SIMON MOULLIER ISLA
Auto production
Sortie le 17 Février
Simon Moullier - Isla (Teaser 1) - YouTube
Simon Moullier - Isla (Teaser 2) - YouTube
Si son Spirit song nous avait semblé prometteur, le Countdown suivant avec un trio particulièrement percutant nous avait comblé avec ces reprises si personnelles de standards. Avec ce nouvel album, nous suivons toujours l’artiste dans son parcours, il renouvelle une fois encore sa manière, le thème et l’équipage: il s'agit d'une aventure en quartet avec piano et vibraphone, basse et batterie ( loin pourtant de la tradition instaurée par le Modern Jazz Quartet) ne gardant de son précédent album de 2021 que le batteur Jongkuk Kim. Simon Moullier nous embarque avec Isla, son troisième CD en leader, dans le monde de son enfance, une île au coeur de l’Atlantique, au large du Finistère. On est dans le ressac dès le vigoureux “Empress of the Sea” qui ouvre l’album, une valse qui tournoie en hommage à cette mer qui peut s’agiter sans être jamais cruelle.
Vibraphoniste virtuose qui vit à New York, adoubé par les plus grands, il reste fidèle à son imaginaire d’embruns et de vibrations. Une formule colorée, dépaysante qui ne tend plus vers l’Afrique comme dans son premier album Spirit Song où il intégrait le balafon mais dépeint l’insularité. C’est tout un art de la nuance, infiniment précieux, qu'il distille dans des compositions spatiales aux envolées envoûtantes dues à un véritable savoir-faire maillochique.
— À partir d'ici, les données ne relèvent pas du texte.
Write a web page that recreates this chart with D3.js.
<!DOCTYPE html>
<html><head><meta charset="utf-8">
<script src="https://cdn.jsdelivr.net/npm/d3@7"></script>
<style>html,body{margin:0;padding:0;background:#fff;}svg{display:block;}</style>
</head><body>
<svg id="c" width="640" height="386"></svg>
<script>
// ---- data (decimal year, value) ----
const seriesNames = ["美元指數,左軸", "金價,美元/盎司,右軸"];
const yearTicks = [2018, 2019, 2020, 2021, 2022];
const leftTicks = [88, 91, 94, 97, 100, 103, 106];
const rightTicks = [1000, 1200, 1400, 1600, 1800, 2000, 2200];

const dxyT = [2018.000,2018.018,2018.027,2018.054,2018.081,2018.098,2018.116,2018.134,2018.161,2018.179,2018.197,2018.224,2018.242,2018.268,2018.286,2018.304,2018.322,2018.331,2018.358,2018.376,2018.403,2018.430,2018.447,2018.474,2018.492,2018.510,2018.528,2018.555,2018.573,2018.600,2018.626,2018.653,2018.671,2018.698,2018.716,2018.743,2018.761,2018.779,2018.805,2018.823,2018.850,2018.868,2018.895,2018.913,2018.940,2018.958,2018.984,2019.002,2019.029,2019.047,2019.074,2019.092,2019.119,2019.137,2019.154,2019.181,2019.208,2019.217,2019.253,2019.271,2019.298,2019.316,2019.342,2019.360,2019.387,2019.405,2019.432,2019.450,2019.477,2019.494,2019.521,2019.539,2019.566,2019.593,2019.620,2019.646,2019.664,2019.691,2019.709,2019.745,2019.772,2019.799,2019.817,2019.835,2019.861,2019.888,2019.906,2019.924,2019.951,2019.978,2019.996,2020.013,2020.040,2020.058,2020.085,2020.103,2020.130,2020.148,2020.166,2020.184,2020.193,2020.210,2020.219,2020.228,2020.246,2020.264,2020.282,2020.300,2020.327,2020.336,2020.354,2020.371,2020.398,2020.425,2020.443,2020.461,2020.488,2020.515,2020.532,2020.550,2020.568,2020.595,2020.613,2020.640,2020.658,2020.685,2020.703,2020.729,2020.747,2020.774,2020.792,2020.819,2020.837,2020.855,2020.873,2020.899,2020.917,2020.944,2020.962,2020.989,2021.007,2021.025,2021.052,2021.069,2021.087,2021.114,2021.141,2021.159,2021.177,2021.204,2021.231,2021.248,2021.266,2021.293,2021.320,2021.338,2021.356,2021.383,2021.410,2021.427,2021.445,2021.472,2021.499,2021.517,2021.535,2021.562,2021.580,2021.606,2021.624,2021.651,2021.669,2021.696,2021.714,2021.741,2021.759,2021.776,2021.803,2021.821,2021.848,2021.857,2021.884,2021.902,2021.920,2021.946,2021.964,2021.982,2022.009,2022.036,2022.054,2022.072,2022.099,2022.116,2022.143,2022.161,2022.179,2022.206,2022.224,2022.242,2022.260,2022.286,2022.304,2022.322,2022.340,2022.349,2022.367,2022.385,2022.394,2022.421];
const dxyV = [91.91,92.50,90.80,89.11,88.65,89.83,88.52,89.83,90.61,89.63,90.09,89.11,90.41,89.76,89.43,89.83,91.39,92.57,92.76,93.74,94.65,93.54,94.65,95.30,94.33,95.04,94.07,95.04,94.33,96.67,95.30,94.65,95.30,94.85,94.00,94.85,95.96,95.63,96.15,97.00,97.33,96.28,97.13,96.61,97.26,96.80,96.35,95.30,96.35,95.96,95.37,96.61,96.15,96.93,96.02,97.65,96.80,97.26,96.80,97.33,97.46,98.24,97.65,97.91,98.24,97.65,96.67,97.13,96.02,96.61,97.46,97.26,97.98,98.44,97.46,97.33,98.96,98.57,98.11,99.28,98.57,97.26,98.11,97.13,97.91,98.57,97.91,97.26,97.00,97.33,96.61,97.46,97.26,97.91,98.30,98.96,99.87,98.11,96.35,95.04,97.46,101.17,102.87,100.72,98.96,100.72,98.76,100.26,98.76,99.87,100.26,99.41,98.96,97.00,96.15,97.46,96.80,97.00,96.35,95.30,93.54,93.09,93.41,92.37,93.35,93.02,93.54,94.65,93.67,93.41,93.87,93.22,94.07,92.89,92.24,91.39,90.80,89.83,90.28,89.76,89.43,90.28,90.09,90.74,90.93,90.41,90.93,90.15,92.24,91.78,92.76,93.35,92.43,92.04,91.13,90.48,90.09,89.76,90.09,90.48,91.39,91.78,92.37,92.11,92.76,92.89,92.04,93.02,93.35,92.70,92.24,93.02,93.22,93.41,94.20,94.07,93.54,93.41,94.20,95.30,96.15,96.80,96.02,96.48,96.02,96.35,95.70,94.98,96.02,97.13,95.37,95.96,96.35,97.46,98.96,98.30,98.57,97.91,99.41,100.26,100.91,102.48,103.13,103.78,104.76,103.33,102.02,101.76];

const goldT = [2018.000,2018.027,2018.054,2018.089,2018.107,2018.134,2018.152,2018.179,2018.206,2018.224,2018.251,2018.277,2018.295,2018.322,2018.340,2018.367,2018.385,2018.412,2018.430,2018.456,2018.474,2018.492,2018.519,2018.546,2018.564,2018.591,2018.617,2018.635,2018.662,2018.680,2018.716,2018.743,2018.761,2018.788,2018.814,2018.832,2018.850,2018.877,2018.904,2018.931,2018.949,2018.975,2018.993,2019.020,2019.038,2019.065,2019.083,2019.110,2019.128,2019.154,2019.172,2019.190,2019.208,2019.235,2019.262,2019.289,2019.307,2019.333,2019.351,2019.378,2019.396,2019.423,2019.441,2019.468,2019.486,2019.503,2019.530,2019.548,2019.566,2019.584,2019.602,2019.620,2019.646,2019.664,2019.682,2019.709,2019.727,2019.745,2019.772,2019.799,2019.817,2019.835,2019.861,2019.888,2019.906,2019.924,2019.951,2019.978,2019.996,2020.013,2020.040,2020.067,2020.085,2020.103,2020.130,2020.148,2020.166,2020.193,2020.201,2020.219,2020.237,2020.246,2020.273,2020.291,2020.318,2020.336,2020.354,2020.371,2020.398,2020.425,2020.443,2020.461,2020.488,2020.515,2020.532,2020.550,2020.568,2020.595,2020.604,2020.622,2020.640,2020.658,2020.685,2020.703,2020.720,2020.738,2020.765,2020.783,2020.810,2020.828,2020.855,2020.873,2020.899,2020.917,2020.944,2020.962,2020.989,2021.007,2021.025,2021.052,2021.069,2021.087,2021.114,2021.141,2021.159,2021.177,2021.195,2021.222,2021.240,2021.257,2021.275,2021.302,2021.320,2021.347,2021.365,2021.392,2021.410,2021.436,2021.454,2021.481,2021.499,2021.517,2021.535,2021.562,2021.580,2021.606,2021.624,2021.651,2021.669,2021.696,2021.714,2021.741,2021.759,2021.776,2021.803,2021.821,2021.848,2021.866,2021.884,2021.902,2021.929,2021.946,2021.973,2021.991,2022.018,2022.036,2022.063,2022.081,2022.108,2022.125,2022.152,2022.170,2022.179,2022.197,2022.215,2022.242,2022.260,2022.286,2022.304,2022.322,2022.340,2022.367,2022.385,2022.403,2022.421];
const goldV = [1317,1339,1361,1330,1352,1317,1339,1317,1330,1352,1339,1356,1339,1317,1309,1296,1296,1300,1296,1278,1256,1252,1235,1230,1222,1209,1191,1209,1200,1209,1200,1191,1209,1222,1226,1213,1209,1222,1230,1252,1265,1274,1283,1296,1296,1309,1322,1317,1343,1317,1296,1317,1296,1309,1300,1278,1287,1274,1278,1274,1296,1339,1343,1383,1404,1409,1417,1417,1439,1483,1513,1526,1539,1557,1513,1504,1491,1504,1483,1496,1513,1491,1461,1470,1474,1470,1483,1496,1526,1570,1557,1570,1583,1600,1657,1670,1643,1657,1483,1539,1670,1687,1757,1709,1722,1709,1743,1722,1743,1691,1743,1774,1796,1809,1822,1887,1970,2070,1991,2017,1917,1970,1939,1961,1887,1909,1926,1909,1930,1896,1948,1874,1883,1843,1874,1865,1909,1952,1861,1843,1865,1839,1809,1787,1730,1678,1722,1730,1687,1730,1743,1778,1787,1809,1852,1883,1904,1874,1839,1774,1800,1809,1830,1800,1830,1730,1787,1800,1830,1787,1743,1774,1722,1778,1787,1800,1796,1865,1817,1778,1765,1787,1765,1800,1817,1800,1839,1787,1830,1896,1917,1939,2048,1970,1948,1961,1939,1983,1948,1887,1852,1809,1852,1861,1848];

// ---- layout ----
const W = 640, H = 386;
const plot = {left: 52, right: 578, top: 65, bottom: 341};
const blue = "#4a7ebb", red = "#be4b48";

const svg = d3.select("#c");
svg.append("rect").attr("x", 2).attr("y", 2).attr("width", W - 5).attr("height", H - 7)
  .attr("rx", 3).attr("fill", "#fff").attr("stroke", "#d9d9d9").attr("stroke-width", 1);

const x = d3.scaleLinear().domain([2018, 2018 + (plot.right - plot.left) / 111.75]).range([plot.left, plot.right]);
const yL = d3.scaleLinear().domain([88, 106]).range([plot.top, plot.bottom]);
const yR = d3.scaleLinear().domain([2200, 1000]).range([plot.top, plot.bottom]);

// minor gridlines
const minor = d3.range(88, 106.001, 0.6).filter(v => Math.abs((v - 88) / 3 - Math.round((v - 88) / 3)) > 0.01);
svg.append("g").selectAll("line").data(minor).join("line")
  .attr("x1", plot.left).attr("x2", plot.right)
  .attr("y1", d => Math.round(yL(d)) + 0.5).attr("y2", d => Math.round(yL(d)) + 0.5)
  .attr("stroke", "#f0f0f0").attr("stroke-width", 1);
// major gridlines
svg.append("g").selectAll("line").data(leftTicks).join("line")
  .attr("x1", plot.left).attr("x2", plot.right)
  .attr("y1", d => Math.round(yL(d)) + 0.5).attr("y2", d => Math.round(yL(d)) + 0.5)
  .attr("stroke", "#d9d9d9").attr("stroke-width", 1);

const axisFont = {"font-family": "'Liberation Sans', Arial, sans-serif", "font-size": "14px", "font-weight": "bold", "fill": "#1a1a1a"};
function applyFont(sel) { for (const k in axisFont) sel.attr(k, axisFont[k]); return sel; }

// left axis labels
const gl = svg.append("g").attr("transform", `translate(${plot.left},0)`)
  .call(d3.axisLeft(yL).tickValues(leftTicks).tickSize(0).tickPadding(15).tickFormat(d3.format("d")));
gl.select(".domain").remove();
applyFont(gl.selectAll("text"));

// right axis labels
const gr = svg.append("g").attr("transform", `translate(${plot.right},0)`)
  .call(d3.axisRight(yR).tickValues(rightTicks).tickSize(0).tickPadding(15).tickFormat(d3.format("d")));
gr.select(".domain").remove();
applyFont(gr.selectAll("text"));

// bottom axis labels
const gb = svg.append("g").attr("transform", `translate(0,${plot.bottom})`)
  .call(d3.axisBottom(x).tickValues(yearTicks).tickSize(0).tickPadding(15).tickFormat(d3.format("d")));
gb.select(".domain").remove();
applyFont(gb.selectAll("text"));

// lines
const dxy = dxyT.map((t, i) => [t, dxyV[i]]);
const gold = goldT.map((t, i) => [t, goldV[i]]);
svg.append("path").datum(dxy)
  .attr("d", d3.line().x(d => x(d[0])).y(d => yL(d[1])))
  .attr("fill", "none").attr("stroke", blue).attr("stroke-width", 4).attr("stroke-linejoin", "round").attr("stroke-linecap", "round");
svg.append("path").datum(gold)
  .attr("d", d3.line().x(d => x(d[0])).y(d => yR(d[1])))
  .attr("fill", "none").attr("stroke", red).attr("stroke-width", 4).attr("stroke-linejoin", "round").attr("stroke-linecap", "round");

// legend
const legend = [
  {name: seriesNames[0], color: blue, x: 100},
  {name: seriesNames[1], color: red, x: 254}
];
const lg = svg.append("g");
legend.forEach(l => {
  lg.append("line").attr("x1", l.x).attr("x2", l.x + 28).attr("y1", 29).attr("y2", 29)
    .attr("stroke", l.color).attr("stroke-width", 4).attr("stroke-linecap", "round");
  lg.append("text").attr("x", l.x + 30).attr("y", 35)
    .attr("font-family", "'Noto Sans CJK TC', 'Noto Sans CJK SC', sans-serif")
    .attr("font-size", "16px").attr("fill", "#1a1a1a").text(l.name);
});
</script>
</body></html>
A la première écoute, les huit titres de la plume du leader à l’exception de deux standards, forment une suite très cohérente, un tableau saisissant qui donne une assez belle idée de son paysage musical imaginaire. Il est habile à tirer partie de sa palette sonore, des timbres et couleurs de sa formation. L’alchimie de cette musique tient au subtil dosage des interventions du contrebassiste discrètement brillant Alexander Claffy comme du pianiste Lex Korten dans un authentique travail de placement et de répartition des rôles. Le vibraphoniste donne souvent l’impression de se muer en un soufflant : on entend alors son chant, plus attentif à la mélodie qu’à la percussion sur “Phoenix eye”. Une nouvelle tendance des vibraphonistes actuels? On est alors sensible à cette gourmandise qu’il nous offre très vite et qui va droit au coeur, cette version de “You go to my head”, transformée en un boléro enchanteur. Car Simon Moullier a écouté Billie Holiday. Et il cherche bien à tordre les notes avec son instrument pour obtenir une qualité plus vocale dans son phrasé.
D’une qualité atmosphérique certaine, construites sur des impressions parfois fugaces, les compositions sans débauche d’effets, de rythmes ou d’ornements ont une vraie grâce. Ancré dans la tradition jazz, ça groove aussi comme dans cet “Heart” final, plus doux, intime où on se retrouve en territoires heureux.
On reconnaît la manière sensuelle et sensible, enjouée de l’ensemble d'une belle fraîcheur de ton. Au risque de ne pas me renouveller, je persiste à trouver le nouvel opus élégant quand il se coule dans l’univers rêvé du leader. Cet espace sonore du vibra sait étirer, voire suspendre le temps comme dans le titre éponyme.